--- START ---
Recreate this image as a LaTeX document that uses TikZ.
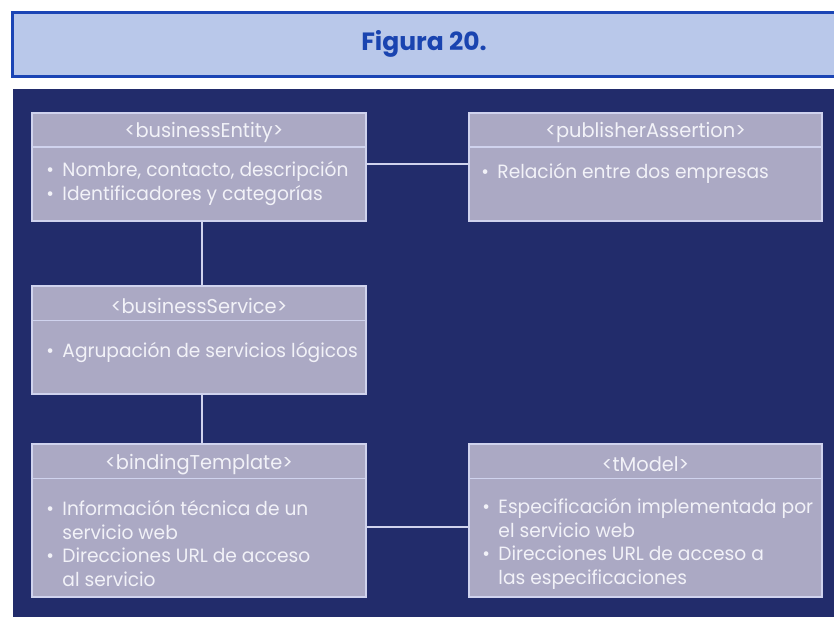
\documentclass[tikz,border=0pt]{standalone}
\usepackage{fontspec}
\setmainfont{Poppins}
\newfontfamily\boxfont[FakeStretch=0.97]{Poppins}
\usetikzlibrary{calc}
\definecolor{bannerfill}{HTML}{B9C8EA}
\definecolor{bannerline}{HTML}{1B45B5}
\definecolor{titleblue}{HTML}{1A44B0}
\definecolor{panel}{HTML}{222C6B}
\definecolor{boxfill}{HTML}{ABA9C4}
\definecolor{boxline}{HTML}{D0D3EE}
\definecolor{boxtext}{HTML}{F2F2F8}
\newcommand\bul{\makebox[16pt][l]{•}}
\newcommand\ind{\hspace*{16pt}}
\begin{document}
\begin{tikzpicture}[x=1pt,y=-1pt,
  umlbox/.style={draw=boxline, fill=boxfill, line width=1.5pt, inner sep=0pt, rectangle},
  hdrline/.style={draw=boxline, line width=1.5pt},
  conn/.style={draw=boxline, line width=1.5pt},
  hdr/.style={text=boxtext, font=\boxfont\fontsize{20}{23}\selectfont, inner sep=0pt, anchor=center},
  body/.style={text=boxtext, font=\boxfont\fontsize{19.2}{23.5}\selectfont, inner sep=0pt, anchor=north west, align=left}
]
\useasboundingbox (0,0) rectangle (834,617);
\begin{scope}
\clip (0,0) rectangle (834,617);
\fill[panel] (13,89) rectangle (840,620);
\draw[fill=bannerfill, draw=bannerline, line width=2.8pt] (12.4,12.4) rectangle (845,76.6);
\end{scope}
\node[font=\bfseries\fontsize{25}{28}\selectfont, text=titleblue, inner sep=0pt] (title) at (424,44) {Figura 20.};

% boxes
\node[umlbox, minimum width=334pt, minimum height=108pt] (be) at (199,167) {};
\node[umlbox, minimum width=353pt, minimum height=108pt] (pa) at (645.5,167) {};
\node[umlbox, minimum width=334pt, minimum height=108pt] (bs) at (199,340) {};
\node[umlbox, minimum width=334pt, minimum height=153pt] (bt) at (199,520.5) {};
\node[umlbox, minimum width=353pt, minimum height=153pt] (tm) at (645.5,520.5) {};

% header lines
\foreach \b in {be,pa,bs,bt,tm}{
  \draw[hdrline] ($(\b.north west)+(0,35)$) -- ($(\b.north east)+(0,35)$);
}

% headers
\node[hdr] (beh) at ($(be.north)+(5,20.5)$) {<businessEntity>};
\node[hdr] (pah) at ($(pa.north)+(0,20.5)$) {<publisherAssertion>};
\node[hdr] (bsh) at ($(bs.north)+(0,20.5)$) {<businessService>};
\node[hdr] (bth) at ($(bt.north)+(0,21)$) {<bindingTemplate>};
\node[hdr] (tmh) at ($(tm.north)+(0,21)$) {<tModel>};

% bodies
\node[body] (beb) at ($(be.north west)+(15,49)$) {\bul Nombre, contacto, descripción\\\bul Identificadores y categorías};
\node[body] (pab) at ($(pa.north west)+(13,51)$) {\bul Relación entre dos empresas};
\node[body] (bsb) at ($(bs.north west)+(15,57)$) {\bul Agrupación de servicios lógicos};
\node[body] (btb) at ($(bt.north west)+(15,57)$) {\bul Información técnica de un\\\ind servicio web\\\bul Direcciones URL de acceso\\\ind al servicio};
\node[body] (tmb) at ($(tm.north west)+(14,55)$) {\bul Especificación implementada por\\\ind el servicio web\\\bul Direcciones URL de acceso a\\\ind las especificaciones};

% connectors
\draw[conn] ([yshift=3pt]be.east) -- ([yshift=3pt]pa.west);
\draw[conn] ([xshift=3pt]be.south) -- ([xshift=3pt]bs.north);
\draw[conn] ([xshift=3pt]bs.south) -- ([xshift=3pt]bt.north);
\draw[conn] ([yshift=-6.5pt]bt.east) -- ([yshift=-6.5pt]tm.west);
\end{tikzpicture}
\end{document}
--- END ---
--- TO DO ---
Output a faithful copy of the data, with each picture left out.

--- OUTPUT BELOW ---
Recreate this image as a LaTeX document that uses TikZ.
\documentclass[tikz,border=0pt]{standalone}
\usepackage{fontspec}
\setmainfont{Poppins}
\newfontfamily\boxfont[FakeStretch=0.97]{Poppins}
\usetikzlibrary{calc}
\definecolor{bannerfill}{HTML}{B9C8EA}
\definecolor{bannerline}{HTML}{1B45B5}
\definecolor{titleblue}{HTML}{1A44B0}
\definecolor{panel}{HTML}{222C6B}
\definecolor{boxfill}{HTML}{ABA9C4}
\definecolor{boxline}{HTML}{D0D3EE}
\definecolor{boxtext}{HTML}{F2F2F8}
\newcommand\bul{\makebox[16pt][l]{•}}
\newcommand\ind{\hspace*{16pt}}
\begin{document}
\begin{tikzpicture}[x=1pt,y=-1pt,
  umlbox/.style={draw=boxline, fill=boxfill, line width=1.5pt, inner sep=0pt, rectangle},
  hdrline/.style={draw=boxline, line width=1.5pt},
  conn/.style={draw=boxline, line width=1.5pt},
  hdr/.style={text=boxtext, font=\boxfont\fontsize{20}{23}\selectfont, inner sep=0pt, anchor=center},
  body/.style={text=boxtext, font=\boxfont\fontsize{19.2}{23.5}\selectfont, inner sep=0pt, anchor=north west, align=left}
]
\useasboundingbox (0,0) rectangle (834,617);
\begin{scope}
\clip (0,0) rectangle (834,617);
\fill[panel] (13,89) rectangle (840,620);
\draw[fill=bannerfill, draw=bannerline, line width=2.8pt] (12.4,12.4) rectangle (845,76.6);
\end{scope}
\node[font=\bfseries\fontsize{25}{28}\selectfont, text=titleblue, inner sep=0pt] (title) at (424,44) {Figura 20.};

% boxes
\node[umlbox, minimum width=334pt, minimum height=108pt] (be) at (199,167) {};
\node[umlbox, minimum width=353pt, minimum height=108pt] (pa) at (645.5,167) {};
\node[umlbox, minimum width=334pt, minimum height=108pt] (bs) at (199,340) {};
\node[umlbox, minimum width=334pt, minimum height=153pt] (bt) at (199,520.5) {};
\node[umlbox, minimum width=353pt, minimum height=153pt] (tm) at (645.5,520.5) {};

% header lines
\foreach \b in {be,pa,bs,bt,tm}{
  \draw[hdrline] ($(\b.north west)+(0,35)$) -- ($(\b.north east)+(0,35)$);
}

% headers
\node[hdr] (beh) at ($(be.north)+(5,20.5)$) {<businessEntity>};
\node[hdr] (pah) at ($(pa.north)+(0,20.5)$) {<publisherAssertion>};
\node[hdr] (bsh) at ($(bs.north)+(0,20.5)$) {<businessService>};
\node[hdr] (bth) at ($(bt.north)+(0,21)$) {<bindingTemplate>};
\node[hdr] (tmh) at ($(tm.north)+(0,21)$) {<tModel>};

% bodies
\node[body] (beb) at ($(be.north west)+(15,49)$) {\bul Nombre, contacto, descripción\\\bul Identificadores y categorías};
\node[body] (pab) at ($(pa.north west)+(13,51)$) {\bul Relación entre dos empresas};
\node[body] (bsb) at ($(bs.north west)+(15,57)$) {\bul Agrupación de servicios lógicos};
\node[body] (btb) at ($(bt.north west)+(15,57)$) {\bul Información técnica de un\\\ind servicio web\\\bul Direcciones URL de acceso\\\ind al servicio};
\node[body] (tmb) at ($(tm.north west)+(14,55)$) {\bul Especificación implementada por\\\ind el servicio web\\\bul Direcciones URL de acceso a\\\ind las especificaciones};

% connectors
\draw[conn] ([yshift=3pt]be.east) -- ([yshift=3pt]pa.west);
\draw[conn] ([xshift=3pt]be.south) -- ([xshift=3pt]bs.north);
\draw[conn] ([xshift=3pt]bs.south) -- ([xshift=3pt]bt.north);
\draw[conn] ([yshift=-6.5pt]bt.east) -- ([yshift=-6.5pt]tm.west);
\end{tikzpicture}
\end{document}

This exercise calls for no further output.